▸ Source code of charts
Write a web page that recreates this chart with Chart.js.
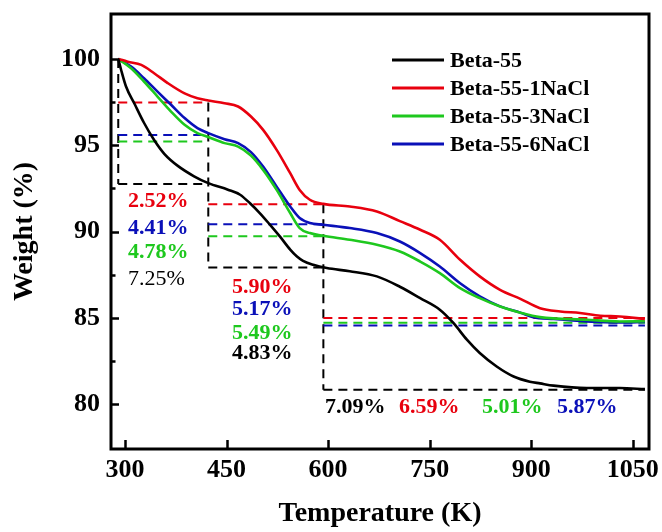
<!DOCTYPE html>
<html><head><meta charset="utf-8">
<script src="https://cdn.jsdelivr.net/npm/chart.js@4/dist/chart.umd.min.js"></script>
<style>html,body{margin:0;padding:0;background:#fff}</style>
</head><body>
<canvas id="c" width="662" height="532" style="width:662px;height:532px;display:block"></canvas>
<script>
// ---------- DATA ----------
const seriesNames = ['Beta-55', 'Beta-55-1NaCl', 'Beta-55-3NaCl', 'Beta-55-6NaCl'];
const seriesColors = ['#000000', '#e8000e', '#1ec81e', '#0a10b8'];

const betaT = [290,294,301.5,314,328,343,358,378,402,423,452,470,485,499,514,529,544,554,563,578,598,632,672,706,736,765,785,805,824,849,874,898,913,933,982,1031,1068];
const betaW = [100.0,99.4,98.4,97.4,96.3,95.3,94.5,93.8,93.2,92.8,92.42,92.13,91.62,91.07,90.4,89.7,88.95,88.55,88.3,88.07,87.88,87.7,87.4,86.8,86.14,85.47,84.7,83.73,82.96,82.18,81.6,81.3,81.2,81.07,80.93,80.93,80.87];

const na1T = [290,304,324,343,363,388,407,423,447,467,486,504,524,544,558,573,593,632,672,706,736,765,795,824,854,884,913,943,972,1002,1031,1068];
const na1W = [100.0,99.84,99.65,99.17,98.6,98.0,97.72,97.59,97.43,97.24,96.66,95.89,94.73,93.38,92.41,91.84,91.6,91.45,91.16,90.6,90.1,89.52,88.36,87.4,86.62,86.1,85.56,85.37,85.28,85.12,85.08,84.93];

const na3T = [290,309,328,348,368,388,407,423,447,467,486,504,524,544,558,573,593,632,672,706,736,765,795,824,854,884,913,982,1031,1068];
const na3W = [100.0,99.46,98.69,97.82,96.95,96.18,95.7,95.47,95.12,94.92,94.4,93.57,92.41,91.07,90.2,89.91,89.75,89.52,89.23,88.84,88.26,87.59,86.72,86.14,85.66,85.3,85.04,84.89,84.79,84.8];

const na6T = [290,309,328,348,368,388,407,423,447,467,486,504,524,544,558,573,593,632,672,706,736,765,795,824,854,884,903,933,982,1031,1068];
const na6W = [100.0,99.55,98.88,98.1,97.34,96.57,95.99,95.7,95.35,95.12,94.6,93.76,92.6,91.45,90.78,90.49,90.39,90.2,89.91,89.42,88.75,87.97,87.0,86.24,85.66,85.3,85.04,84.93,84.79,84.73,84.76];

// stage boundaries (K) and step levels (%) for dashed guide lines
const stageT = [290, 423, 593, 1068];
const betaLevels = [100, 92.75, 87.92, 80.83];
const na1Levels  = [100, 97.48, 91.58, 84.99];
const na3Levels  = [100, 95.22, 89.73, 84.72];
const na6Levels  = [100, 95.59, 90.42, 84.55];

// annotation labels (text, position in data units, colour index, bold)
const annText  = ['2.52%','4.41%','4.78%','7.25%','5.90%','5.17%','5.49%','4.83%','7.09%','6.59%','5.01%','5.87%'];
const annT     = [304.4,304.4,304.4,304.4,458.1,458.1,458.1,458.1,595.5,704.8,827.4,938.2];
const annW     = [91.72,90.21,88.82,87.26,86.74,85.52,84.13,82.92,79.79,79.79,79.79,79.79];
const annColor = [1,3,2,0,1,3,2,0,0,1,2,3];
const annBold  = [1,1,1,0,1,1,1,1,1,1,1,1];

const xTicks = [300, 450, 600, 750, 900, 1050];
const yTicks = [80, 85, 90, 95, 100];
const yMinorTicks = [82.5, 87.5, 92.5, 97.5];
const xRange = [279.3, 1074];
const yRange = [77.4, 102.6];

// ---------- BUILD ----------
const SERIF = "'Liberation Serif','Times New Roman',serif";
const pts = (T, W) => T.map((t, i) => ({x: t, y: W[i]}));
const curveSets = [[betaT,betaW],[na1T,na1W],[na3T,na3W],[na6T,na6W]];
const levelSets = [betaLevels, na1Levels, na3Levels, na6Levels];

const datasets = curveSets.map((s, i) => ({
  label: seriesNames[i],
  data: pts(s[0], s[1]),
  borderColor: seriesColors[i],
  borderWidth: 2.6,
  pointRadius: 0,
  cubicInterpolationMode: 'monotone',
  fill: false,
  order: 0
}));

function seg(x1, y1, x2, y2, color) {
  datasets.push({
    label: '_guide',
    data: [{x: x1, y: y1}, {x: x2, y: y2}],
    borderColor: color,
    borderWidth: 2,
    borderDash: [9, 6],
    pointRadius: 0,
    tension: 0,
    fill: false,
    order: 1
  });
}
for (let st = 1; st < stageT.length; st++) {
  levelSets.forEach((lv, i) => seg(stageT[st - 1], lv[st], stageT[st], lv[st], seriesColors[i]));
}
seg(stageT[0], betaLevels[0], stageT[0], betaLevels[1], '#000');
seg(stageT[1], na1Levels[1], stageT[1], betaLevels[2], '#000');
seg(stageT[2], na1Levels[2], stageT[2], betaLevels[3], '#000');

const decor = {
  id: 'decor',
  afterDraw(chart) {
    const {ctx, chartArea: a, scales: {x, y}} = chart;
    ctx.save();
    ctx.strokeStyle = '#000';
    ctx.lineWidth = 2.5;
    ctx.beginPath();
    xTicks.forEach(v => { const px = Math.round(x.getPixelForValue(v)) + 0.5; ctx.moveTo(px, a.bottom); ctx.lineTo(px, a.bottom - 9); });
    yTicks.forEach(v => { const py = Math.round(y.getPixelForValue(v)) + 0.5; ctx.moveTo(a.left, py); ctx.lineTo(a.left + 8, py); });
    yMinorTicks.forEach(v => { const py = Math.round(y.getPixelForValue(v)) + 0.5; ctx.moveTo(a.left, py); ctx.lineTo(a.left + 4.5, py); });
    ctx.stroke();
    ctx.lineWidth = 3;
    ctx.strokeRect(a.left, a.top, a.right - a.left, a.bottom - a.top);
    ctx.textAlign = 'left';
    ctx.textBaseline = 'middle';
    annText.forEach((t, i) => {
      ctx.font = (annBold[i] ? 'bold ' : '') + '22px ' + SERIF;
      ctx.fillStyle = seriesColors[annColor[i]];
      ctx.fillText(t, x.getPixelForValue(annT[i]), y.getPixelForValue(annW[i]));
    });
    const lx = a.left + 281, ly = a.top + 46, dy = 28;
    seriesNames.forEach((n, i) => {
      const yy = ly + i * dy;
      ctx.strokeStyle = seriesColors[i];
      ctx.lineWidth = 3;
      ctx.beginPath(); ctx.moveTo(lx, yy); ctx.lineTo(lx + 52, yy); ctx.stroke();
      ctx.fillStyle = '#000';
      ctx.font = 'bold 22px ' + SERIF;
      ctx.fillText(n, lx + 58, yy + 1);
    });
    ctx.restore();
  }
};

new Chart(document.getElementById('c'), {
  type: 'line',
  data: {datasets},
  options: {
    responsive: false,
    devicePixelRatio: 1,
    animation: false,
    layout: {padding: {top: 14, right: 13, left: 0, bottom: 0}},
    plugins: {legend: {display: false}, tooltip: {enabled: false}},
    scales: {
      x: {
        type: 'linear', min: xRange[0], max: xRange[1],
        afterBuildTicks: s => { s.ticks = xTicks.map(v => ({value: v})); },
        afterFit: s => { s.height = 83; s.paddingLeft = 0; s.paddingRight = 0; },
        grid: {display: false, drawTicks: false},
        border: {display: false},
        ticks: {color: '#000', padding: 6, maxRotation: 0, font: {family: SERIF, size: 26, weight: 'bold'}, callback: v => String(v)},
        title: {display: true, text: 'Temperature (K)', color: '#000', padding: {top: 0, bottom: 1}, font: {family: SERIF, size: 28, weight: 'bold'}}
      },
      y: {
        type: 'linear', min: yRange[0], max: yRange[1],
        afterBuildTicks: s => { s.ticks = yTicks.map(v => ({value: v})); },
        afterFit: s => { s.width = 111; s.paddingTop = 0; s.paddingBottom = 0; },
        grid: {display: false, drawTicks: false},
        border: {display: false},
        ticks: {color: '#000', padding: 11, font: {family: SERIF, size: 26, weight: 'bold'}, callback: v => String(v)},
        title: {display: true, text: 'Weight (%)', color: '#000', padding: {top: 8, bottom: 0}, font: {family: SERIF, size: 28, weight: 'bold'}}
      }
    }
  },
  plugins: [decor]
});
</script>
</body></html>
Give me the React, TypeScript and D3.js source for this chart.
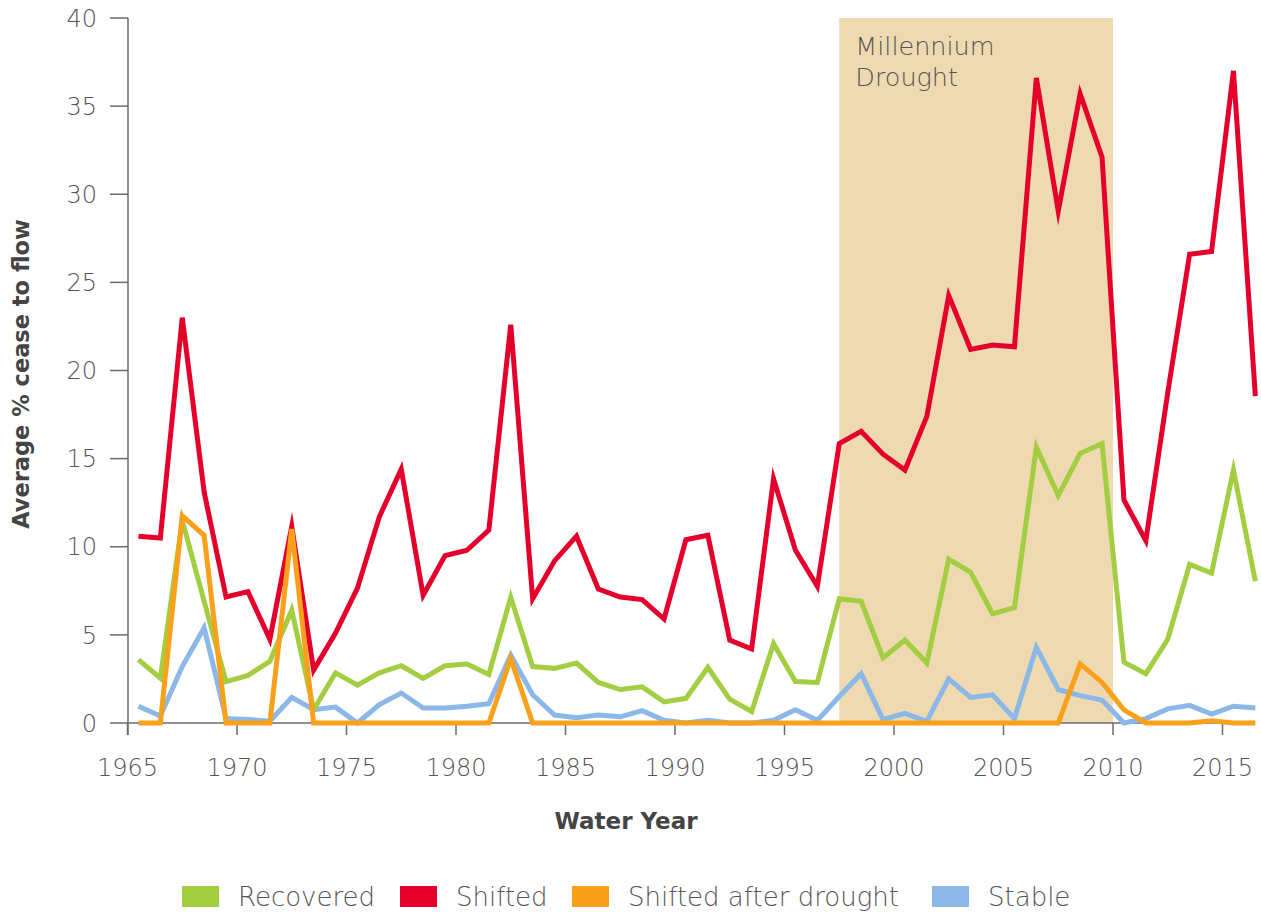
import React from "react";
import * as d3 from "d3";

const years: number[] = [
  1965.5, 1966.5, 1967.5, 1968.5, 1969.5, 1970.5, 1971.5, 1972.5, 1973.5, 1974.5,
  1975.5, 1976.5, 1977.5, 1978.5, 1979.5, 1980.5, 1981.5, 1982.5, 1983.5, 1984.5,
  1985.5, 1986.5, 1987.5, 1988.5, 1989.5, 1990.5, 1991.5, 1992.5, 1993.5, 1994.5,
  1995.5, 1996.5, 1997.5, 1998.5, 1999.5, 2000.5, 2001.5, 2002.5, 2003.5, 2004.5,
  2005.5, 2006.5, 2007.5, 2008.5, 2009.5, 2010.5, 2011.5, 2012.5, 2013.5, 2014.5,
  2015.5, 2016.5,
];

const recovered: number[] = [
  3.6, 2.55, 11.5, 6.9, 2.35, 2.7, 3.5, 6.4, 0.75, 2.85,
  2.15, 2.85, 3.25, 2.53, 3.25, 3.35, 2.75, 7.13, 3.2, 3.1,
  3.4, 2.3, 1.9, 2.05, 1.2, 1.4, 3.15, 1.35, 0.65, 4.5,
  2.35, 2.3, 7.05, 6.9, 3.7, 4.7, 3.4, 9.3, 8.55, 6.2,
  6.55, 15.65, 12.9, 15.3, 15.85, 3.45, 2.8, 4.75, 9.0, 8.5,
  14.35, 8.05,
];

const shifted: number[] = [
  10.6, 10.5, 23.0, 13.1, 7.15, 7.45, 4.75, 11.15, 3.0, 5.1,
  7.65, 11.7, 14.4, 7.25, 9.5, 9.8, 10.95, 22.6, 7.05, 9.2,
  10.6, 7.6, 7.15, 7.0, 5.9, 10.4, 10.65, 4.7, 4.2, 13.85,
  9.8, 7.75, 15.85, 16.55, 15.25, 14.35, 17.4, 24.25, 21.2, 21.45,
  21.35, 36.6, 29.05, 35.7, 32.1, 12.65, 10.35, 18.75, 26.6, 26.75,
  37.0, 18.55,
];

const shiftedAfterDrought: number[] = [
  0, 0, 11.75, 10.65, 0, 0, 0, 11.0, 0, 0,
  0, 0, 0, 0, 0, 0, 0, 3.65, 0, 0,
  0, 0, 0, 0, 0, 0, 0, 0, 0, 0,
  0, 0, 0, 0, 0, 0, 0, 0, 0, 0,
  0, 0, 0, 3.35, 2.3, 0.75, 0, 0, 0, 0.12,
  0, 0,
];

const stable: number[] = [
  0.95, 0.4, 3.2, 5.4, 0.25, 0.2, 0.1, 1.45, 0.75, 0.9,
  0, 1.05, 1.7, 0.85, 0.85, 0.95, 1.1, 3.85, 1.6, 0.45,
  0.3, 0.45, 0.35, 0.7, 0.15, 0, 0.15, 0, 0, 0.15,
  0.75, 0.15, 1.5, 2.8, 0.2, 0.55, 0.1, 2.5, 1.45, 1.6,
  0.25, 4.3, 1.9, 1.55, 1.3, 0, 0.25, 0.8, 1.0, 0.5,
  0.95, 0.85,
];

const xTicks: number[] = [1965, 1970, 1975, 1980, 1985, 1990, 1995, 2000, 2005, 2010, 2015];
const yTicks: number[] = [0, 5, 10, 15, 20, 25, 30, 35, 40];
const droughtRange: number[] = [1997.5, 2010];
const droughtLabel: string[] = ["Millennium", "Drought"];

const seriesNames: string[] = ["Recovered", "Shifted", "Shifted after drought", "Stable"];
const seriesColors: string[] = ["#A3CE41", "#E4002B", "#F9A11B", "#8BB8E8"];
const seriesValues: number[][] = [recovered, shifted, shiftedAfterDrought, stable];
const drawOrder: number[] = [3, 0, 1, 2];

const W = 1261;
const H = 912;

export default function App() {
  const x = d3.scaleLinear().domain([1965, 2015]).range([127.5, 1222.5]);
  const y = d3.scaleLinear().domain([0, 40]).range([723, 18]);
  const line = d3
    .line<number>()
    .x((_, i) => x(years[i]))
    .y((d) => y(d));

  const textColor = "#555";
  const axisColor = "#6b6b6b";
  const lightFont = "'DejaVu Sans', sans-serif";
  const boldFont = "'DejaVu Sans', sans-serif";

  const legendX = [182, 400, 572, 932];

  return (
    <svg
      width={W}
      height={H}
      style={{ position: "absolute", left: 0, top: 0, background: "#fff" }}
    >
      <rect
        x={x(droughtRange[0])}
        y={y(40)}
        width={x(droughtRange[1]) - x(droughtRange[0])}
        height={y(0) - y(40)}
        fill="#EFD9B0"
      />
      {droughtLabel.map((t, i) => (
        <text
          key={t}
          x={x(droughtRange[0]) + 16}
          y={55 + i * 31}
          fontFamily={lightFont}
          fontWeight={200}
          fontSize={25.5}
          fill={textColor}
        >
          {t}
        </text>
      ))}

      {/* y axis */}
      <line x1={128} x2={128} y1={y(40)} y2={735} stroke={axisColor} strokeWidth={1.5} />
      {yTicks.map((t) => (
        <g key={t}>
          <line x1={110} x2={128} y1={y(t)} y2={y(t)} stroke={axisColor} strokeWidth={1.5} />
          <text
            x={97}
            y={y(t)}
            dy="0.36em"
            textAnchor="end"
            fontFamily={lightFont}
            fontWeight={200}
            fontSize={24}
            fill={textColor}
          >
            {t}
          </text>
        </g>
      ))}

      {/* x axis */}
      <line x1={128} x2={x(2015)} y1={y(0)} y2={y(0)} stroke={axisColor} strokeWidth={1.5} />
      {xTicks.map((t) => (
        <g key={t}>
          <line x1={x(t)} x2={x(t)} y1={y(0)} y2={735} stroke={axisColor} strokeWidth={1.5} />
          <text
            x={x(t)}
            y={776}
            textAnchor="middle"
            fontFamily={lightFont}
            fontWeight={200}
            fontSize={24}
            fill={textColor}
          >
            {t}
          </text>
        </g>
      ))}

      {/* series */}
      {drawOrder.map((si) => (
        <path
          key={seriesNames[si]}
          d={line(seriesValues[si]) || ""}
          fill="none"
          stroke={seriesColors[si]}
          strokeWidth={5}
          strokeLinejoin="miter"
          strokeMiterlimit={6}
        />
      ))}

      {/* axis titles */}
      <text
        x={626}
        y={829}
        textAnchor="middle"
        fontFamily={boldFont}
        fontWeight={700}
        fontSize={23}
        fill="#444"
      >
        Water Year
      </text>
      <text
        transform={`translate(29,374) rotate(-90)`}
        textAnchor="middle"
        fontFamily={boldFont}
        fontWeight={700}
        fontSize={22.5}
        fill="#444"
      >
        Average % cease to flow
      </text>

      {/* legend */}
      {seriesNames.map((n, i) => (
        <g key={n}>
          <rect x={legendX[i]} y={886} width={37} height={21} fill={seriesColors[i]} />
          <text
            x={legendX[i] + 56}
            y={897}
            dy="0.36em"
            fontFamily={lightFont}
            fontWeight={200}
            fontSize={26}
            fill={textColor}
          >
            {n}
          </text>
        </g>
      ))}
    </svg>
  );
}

▸ TASK INSTRUCTIONS
Output nothing except the lines from the one containing "Give me the" through the one containing "const droughtLabel: string[]", both kept, with the pictures removed.

▸ EXERCISE OUTPUT
Give me the React, TypeScript and D3.js source for this chart.
import React from "react";
import * as d3 from "d3";

const years: number[] = [
  1965.5, 1966.5, 1967.5, 1968.5, 1969.5, 1970.5, 1971.5, 1972.5, 1973.5, 1974.5,
  1975.5, 1976.5, 1977.5, 1978.5, 1979.5, 1980.5, 1981.5, 1982.5, 1983.5, 1984.5,
  1985.5, 1986.5, 1987.5, 1988.5, 1989.5, 1990.5, 1991.5, 1992.5, 1993.5, 1994.5,
  1995.5, 1996.5, 1997.5, 1998.5, 1999.5, 2000.5, 2001.5, 2002.5, 2003.5, 2004.5,
  2005.5, 2006.5, 2007.5, 2008.5, 2009.5, 2010.5, 2011.5, 2012.5, 2013.5, 2014.5,
  2015.5, 2016.5,
];

const recovered: number[] = [
  3.6, 2.55, 11.5, 6.9, 2.35, 2.7, 3.5, 6.4, 0.75, 2.85,
  2.15, 2.85, 3.25, 2.53, 3.25, 3.35, 2.75, 7.13, 3.2, 3.1,
  3.4, 2.3, 1.9, 2.05, 1.2, 1.4, 3.15, 1.35, 0.65, 4.5,
  2.35, 2.3, 7.05, 6.9, 3.7, 4.7, 3.4, 9.3, 8.55, 6.2,
  6.55, 15.65, 12.9, 15.3, 15.85, 3.45, 2.8, 4.75, 9.0, 8.5,
  14.35, 8.05,
];

const shifted: number[] = [
  10.6, 10.5, 23.0, 13.1, 7.15, 7.45, 4.75, 11.15, 3.0, 5.1,
  7.65, 11.7, 14.4, 7.25, 9.5, 9.8, 10.95, 22.6, 7.05, 9.2,
  10.6, 7.6, 7.15, 7.0, 5.9, 10.4, 10.65, 4.7, 4.2, 13.85,
  9.8, 7.75, 15.85, 16.55, 15.25, 14.35, 17.4, 24.25, 21.2, 21.45,
  21.35, 36.6, 29.05, 35.7, 32.1, 12.65, 10.35, 18.75, 26.6, 26.75,
  37.0, 18.55,
];

const shiftedAfterDrought: number[] = [
  0, 0, 11.75, 10.65, 0, 0, 0, 11.0, 0, 0,
  0, 0, 0, 0, 0, 0, 0, 3.65, 0, 0,
  0, 0, 0, 0, 0, 0, 0, 0, 0, 0,
  0, 0, 0, 0, 0, 0, 0, 0, 0, 0,
  0, 0, 0, 3.35, 2.3, 0.75, 0, 0, 0, 0.12,
  0, 0,
];

const stable: number[] = [
  0.95, 0.4, 3.2, 5.4, 0.25, 0.2, 0.1, 1.45, 0.75, 0.9,
  0, 1.05, 1.7, 0.85, 0.85, 0.95, 1.1, 3.85, 1.6, 0.45,
  0.3, 0.45, 0.35, 0.7, 0.15, 0, 0.15, 0, 0, 0.15,
  0.75, 0.15, 1.5, 2.8, 0.2, 0.55, 0.1, 2.5, 1.45, 1.6,
  0.25, 4.3, 1.9, 1.55, 1.3, 0, 0.25, 0.8, 1.0, 0.5,
  0.95, 0.85,
];

const xTicks: number[] = [1965, 1970, 1975, 1980, 1985, 1990, 1995, 2000, 2005, 2010, 2015];
const yTicks: number[] = [0, 5, 10, 15, 20, 25, 30, 35, 40];
const droughtRange: number[] = [1997.5, 2010];
const droughtLabel: string[] = ["Millennium", "Drought"];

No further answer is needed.